• [Dataset extract]:
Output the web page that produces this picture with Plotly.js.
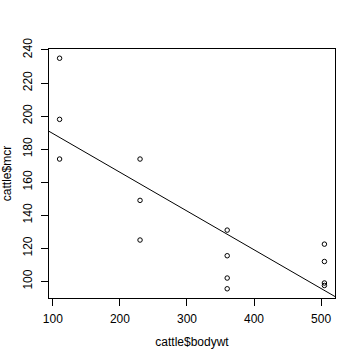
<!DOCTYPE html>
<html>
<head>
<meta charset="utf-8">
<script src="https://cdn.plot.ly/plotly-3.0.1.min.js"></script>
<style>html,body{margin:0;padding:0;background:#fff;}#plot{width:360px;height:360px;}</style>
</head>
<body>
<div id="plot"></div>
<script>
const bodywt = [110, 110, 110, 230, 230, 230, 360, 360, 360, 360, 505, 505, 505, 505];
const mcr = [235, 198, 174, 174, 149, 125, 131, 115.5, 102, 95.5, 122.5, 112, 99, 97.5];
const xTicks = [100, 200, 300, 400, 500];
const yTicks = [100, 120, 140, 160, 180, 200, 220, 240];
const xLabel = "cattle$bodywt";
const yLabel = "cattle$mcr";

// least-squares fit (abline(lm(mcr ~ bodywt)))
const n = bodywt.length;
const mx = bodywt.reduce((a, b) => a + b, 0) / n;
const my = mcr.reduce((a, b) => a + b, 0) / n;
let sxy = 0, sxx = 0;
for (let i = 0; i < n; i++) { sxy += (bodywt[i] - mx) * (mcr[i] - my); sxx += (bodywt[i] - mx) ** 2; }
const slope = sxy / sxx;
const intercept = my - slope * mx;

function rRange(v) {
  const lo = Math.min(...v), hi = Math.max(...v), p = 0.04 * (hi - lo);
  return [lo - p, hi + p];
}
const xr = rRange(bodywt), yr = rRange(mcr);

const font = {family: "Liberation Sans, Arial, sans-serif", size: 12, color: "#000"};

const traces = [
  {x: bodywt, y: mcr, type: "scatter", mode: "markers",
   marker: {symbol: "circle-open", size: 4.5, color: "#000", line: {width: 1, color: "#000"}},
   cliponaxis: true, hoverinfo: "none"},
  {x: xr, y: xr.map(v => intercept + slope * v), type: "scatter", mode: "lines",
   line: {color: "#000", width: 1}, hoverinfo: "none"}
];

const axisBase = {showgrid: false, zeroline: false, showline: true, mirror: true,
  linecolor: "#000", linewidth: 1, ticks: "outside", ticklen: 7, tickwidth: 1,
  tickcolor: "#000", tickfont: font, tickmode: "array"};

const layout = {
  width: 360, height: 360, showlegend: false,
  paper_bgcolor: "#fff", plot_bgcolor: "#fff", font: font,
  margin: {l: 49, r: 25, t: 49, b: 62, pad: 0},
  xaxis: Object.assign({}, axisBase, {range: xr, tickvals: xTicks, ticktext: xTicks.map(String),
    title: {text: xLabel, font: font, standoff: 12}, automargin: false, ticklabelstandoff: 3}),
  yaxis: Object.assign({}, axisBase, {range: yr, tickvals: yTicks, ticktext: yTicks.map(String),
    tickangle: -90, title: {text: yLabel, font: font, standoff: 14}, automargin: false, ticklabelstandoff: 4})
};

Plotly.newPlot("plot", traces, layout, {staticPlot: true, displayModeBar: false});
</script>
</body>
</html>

• [What is needed]:
Your copy of the data above should match it exactly, except that pictures are left out.

• [Answer for the task]:
Output the web page that produces this picture with Plotly.js.
<!DOCTYPE html>
<html>
<head>
<meta charset="utf-8">
<script src="https://cdn.plot.ly/plotly-3.0.1.min.js"></script>
<style>html,body{margin:0;padding:0;background:#fff;}#plot{width:360px;height:360px;}</style>
</head>
<body>
<div id="plot"></div>
<script>
const bodywt = [110, 110, 110, 230, 230, 230, 360, 360, 360, 360, 505, 505, 505, 505];
const mcr = [235, 198, 174, 174, 149, 125, 131, 115.5, 102, 95.5, 122.5, 112, 99, 97.5];
const xTicks = [100, 200, 300, 400, 500];
const yTicks = [100, 120, 140, 160, 180, 200, 220, 240];
const xLabel = "cattle$bodywt";
const yLabel = "cattle$mcr";

// least-squares fit (abline(lm(mcr ~ bodywt)))
const n = bodywt.length;
const mx = bodywt.reduce((a, b) => a + b, 0) / n;
const my = mcr.reduce((a, b) => a + b, 0) / n;
let sxy = 0, sxx = 0;
for (let i = 0; i < n; i++) { sxy += (bodywt[i] - mx) * (mcr[i] - my); sxx += (bodywt[i] - mx) ** 2; }
const slope = sxy / sxx;
const intercept = my - slope * mx;

function rRange(v) {
  const lo = Math.min(...v), hi = Math.max(...v), p = 0.04 * (hi - lo);
  return [lo - p, hi + p];
}
const xr = rRange(bodywt), yr = rRange(mcr);

const font = {family: "Liberation Sans, Arial, sans-serif", size: 12, color: "#000"};

const traces = [
  {x: bodywt, y: mcr, type: "scatter", mode: "markers",
   marker: {symbol: "circle-open", size: 4.5, color: "#000", line: {width: 1, color: "#000"}},
   cliponaxis: true, hoverinfo: "none"},
  {x: xr, y: xr.map(v => intercept + slope * v), type: "scatter", mode: "lines",
   line: {color: "#000", width: 1}, hoverinfo: "none"}
];

const axisBase = {showgrid: false, zeroline: false, showline: true, mirror: true,
  linecolor: "#000", linewidth: 1, ticks: "outside", ticklen: 7, tickwidth: 1,
  tickcolor: "#000", tickfont: font, tickmode: "array"};

const layout = {
  width: 360, height: 360, showlegend: false,
  paper_bgcolor: "#fff", plot_bgcolor: "#fff", font: font,
  margin: {l: 49, r: 25, t: 49, b: 62, pad: 0},
  xaxis: Object.assign({}, axisBase, {range: xr, tickvals: xTicks, ticktext: xTicks.map(String),
    title: {text: xLabel, font: font, standoff: 12}, automargin: false, ticklabelstandoff: 3}),
  yaxis: Object.assign({}, axisBase, {range: yr, tickvals: yTicks, ticktext: yTicks.map(String),
    tickangle: -90, title: {text: yLabel, font: font, standoff: 14}, automargin: false, ticklabelstandoff: 4})
};

Plotly.newPlot("plot", traces, layout, {staticPlot: true, displayModeBar: false});
</script>
</body>
</html>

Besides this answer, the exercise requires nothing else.